> Stored data

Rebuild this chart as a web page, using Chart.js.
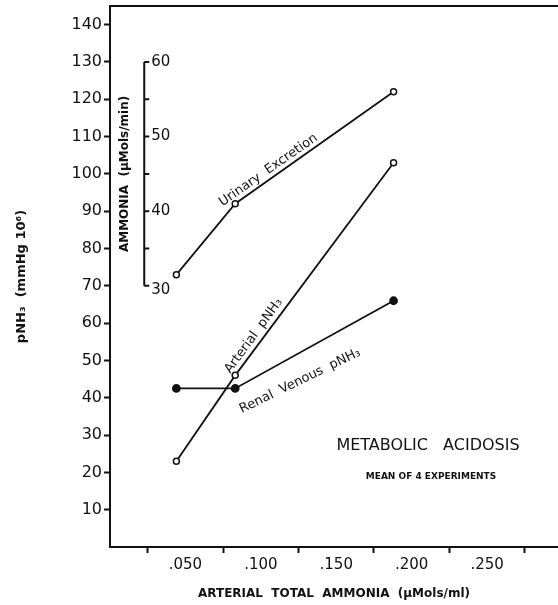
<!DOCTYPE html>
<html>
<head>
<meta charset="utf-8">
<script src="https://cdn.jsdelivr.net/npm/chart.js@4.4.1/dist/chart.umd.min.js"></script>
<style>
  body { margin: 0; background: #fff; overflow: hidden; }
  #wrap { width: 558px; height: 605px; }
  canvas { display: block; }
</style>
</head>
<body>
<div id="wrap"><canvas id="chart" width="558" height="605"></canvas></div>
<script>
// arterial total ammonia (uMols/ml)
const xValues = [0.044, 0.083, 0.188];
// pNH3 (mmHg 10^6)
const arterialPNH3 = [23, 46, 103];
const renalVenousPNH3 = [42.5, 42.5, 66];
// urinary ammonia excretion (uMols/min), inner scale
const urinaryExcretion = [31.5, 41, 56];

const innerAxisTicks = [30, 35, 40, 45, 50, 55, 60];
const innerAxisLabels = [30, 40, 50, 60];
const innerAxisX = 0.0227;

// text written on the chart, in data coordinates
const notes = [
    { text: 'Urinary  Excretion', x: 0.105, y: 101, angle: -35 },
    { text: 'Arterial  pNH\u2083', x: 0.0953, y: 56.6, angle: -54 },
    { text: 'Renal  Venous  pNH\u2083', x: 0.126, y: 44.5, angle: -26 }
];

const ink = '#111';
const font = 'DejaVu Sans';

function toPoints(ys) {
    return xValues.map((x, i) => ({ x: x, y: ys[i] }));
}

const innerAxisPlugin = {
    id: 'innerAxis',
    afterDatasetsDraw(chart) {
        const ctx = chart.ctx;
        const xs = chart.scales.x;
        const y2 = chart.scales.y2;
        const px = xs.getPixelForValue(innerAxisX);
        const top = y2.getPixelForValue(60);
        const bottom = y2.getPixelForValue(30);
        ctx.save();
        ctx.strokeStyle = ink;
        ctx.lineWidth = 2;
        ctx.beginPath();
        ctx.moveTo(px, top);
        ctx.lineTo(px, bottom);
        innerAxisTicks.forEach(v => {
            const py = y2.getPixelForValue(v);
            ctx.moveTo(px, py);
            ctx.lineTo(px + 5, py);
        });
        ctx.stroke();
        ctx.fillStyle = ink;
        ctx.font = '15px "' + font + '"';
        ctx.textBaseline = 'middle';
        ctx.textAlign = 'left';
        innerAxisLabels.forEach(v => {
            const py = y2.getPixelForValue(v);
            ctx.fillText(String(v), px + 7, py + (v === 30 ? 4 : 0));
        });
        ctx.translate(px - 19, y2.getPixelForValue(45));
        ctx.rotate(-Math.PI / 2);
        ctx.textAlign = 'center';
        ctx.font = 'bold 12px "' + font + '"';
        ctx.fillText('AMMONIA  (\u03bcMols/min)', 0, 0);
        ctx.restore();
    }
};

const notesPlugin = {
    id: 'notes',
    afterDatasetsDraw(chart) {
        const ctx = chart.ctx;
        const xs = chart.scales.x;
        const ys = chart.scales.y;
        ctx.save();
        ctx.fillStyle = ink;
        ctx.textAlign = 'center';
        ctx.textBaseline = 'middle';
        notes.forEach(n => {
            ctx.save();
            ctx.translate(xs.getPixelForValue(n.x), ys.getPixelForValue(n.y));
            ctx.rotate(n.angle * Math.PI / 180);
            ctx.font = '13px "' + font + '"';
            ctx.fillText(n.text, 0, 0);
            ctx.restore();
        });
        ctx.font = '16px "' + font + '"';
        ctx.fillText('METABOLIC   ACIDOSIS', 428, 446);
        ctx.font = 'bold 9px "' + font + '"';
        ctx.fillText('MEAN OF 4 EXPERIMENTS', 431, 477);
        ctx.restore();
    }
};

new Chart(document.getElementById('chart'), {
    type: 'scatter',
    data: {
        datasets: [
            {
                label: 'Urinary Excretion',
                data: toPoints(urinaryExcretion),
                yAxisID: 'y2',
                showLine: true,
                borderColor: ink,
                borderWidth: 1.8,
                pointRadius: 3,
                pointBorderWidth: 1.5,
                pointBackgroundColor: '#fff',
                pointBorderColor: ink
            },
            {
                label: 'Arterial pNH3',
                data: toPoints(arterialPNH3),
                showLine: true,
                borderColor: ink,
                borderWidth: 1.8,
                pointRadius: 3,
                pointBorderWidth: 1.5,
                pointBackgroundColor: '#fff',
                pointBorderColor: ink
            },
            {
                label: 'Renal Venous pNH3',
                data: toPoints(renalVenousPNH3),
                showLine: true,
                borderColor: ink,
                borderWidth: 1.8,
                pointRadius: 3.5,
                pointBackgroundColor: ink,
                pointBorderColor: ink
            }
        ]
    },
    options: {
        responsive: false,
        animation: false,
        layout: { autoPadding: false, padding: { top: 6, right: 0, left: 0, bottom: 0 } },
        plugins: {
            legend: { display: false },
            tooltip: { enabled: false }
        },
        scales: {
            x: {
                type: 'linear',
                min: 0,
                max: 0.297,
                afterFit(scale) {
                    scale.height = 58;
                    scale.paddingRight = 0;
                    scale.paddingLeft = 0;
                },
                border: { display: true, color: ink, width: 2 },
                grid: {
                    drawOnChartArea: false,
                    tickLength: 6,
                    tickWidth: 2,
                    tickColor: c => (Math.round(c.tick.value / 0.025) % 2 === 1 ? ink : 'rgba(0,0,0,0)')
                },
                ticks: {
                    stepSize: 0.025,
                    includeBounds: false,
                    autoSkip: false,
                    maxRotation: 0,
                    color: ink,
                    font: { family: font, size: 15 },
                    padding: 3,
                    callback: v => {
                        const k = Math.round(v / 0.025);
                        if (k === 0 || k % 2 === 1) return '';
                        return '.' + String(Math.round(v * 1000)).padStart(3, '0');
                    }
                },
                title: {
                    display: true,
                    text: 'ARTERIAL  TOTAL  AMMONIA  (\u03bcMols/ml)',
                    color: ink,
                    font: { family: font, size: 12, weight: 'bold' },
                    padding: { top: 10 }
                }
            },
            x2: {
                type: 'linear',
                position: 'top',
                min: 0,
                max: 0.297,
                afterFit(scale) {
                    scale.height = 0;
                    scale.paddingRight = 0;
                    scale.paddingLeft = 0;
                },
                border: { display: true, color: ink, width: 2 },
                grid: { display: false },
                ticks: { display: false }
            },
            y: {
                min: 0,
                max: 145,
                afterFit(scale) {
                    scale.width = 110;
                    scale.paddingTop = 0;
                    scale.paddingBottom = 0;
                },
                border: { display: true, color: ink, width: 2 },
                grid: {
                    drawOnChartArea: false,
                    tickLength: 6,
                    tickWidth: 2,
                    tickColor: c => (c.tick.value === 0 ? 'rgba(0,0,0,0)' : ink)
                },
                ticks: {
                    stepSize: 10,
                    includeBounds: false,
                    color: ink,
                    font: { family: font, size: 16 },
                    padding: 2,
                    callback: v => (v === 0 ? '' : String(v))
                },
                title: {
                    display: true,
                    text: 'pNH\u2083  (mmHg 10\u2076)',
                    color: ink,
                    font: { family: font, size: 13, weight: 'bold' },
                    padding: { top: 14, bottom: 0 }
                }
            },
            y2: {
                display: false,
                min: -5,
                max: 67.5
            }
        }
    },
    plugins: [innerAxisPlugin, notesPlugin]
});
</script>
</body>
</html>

> Exercise
Quote the material exactly. Pictures stay out.

> Exercise solution
Rebuild this chart as a web page, using Chart.js.
<!DOCTYPE html>
<html>
<head>
<meta charset="utf-8">
<script src="https://cdn.jsdelivr.net/npm/chart.js@4.4.1/dist/chart.umd.min.js"></script>
<style>
  body { margin: 0; background: #fff; overflow: hidden; }
  #wrap { width: 558px; height: 605px; }
  canvas { display: block; }
</style>
</head>
<body>
<div id="wrap"><canvas id="chart" width="558" height="605"></canvas></div>
<script>
// arterial total ammonia (uMols/ml)
const xValues = [0.044, 0.083, 0.188];
// pNH3 (mmHg 10^6)
const arterialPNH3 = [23, 46, 103];
const renalVenousPNH3 = [42.5, 42.5, 66];
// urinary ammonia excretion (uMols/min), inner scale
const urinaryExcretion = [31.5, 41, 56];

const innerAxisTicks = [30, 35, 40, 45, 50, 55, 60];
const innerAxisLabels = [30, 40, 50, 60];
const innerAxisX = 0.0227;

// text written on the chart, in data coordinates
const notes = [
    { text: 'Urinary  Excretion', x: 0.105, y: 101, angle: -35 },
    { text: 'Arterial  pNH\u2083', x: 0.0953, y: 56.6, angle: -54 },
    { text: 'Renal  Venous  pNH\u2083', x: 0.126, y: 44.5, angle: -26 }
];

const ink = '#111';
const font = 'DejaVu Sans';

function toPoints(ys) {
    return xValues.map((x, i) => ({ x: x, y: ys[i] }));
}

const innerAxisPlugin = {
    id: 'innerAxis',
    afterDatasetsDraw(chart) {
        const ctx = chart.ctx;
        const xs = chart.scales.x;
        const y2 = chart.scales.y2;
        const px = xs.getPixelForValue(innerAxisX);
        const top = y2.getPixelForValue(60);
        const bottom = y2.getPixelForValue(30);
        ctx.save();
        ctx.strokeStyle = ink;
        ctx.lineWidth = 2;
        ctx.beginPath();
        ctx.moveTo(px, top);
        ctx.lineTo(px, bottom);
        innerAxisTicks.forEach(v => {
            const py = y2.getPixelForValue(v);
            ctx.moveTo(px, py);
            ctx.lineTo(px + 5, py);
        });
        ctx.stroke();
        ctx.fillStyle = ink;
        ctx.font = '15px "' + font + '"';
        ctx.textBaseline = 'middle';
        ctx.textAlign = 'left';
        innerAxisLabels.forEach(v => {
            const py = y2.getPixelForValue(v);
            ctx.fillText(String(v), px + 7, py + (v === 30 ? 4 : 0));
        });
        ctx.translate(px - 19, y2.getPixelForValue(45));
        ctx.rotate(-Math.PI / 2);
        ctx.textAlign = 'center';
        ctx.font = 'bold 12px "' + font + '"';
        ctx.fillText('AMMONIA  (\u03bcMols/min)', 0, 0);
        ctx.restore();
    }
};

const notesPlugin = {
    id: 'notes',
    afterDatasetsDraw(chart) {
        const ctx = chart.ctx;
        const xs = chart.scales.x;
        const ys = chart.scales.y;
        ctx.save();
        ctx.fillStyle = ink;
        ctx.textAlign = 'center';
        ctx.textBaseline = 'middle';
        notes.forEach(n => {
            ctx.save();
            ctx.translate(xs.getPixelForValue(n.x), ys.getPixelForValue(n.y));
            ctx.rotate(n.angle * Math.PI / 180);
            ctx.font = '13px "' + font + '"';
            ctx.fillText(n.text, 0, 0);
            ctx.restore();
        });
        ctx.font = '16px "' + font + '"';
        ctx.fillText('METABOLIC   ACIDOSIS', 428, 446);
        ctx.font = 'bold 9px "' + font + '"';
        ctx.fillText('MEAN OF 4 EXPERIMENTS', 431, 477);
        ctx.restore();
    }
};

new Chart(document.getElementById('chart'), {
    type: 'scatter',
    data: {
        datasets: [
            {
                label: 'Urinary Excretion',
                data: toPoints(urinaryExcretion),
                yAxisID: 'y2',
                showLine: true,
                borderColor: ink,
                borderWidth: 1.8,
                pointRadius: 3,
                pointBorderWidth: 1.5,
                pointBackgroundColor: '#fff',
                pointBorderColor: ink
            },
            {
                label: 'Arterial pNH3',
                data: toPoints(arterialPNH3),
                showLine: true,
                borderColor: ink,
                borderWidth: 1.8,
                pointRadius: 3,
                pointBorderWidth: 1.5,
                pointBackgroundColor: '#fff',
                pointBorderColor: ink
            },
            {
                label: 'Renal Venous pNH3',
                data: toPoints(renalVenousPNH3),
                showLine: true,
                borderColor: ink,
                borderWidth: 1.8,
                pointRadius: 3.5,
                pointBackgroundColor: ink,
                pointBorderColor: ink
            }
        ]
    },
    options: {
        responsive: false,
        animation: false,
        layout: { autoPadding: false, padding: { top: 6, right: 0, left: 0, bottom: 0 } },
        plugins: {
            legend: { display: false },
            tooltip: { enabled: false }
        },
        scales: {
            x: {
                type: 'linear',
                min: 0,
                max: 0.297,
                afterFit(scale) {
                    scale.height = 58;
                    scale.paddingRight = 0;
                    scale.paddingLeft = 0;
                },
                border: { display: true, color: ink, width: 2 },
                grid: {
                    drawOnChartArea: false,
                    tickLength: 6,
                    tickWidth: 2,
                    tickColor: c => (Math.round(c.tick.value / 0.025) % 2 === 1 ? ink : 'rgba(0,0,0,0)')
                },
                ticks: {
                    stepSize: 0.025,
                    includeBounds: false,
                    autoSkip: false,
                    maxRotation: 0,
                    color: ink,
                    font: { family: font, size: 15 },
                    padding: 3,
                    callback: v => {
                        const k = Math.round(v / 0.025);
                        if (k === 0 || k % 2 === 1) return '';
                        return '.' + String(Math.round(v * 1000)).padStart(3, '0');
                    }
                },
                title: {
                    display: true,
                    text: 'ARTERIAL  TOTAL  AMMONIA  (\u03bcMols/ml)',
                    color: ink,
                    font: { family: font, size: 12, weight: 'bold' },
                    padding: { top: 10 }
                }
            },
            x2: {
                type: 'linear',
                position: 'top',
                min: 0,
                max: 0.297,
                afterFit(scale) {
                    scale.height = 0;
                    scale.paddingRight = 0;
                    scale.paddingLeft = 0;
                },
                border: { display: true, color: ink, width: 2 },
                grid: { display: false },
                ticks: { display: false }
            },
            y: {
                min: 0,
                max: 145,
                afterFit(scale) {
                    scale.width = 110;
                    scale.paddingTop = 0;
                    scale.paddingBottom = 0;
                },
                border: { display: true, color: ink, width: 2 },
                grid: {
                    drawOnChartArea: false,
                    tickLength: 6,
                    tickWidth: 2,
                    tickColor: c => (c.tick.value === 0 ? 'rgba(0,0,0,0)' : ink)
                },
                ticks: {
                    stepSize: 10,
                    includeBounds: false,
                    color: ink,
                    font: { family: font, size: 16 },
                    padding: 2,
                    callback: v => (v === 0 ? '' : String(v))
                },
                title: {
                    display: true,
                    text: 'pNH\u2083  (mmHg 10\u2076)',
                    color: ink,
                    font: { family: font, size: 13, weight: 'bold' },
                    padding: { top: 14, bottom: 0 }
                }
            },
            y2: {
                display: false,
                min: -5,
                max: 67.5
            }
        }
    },
    plugins: [innerAxisPlugin, notesPlugin]
});
</script>
</body>
</html>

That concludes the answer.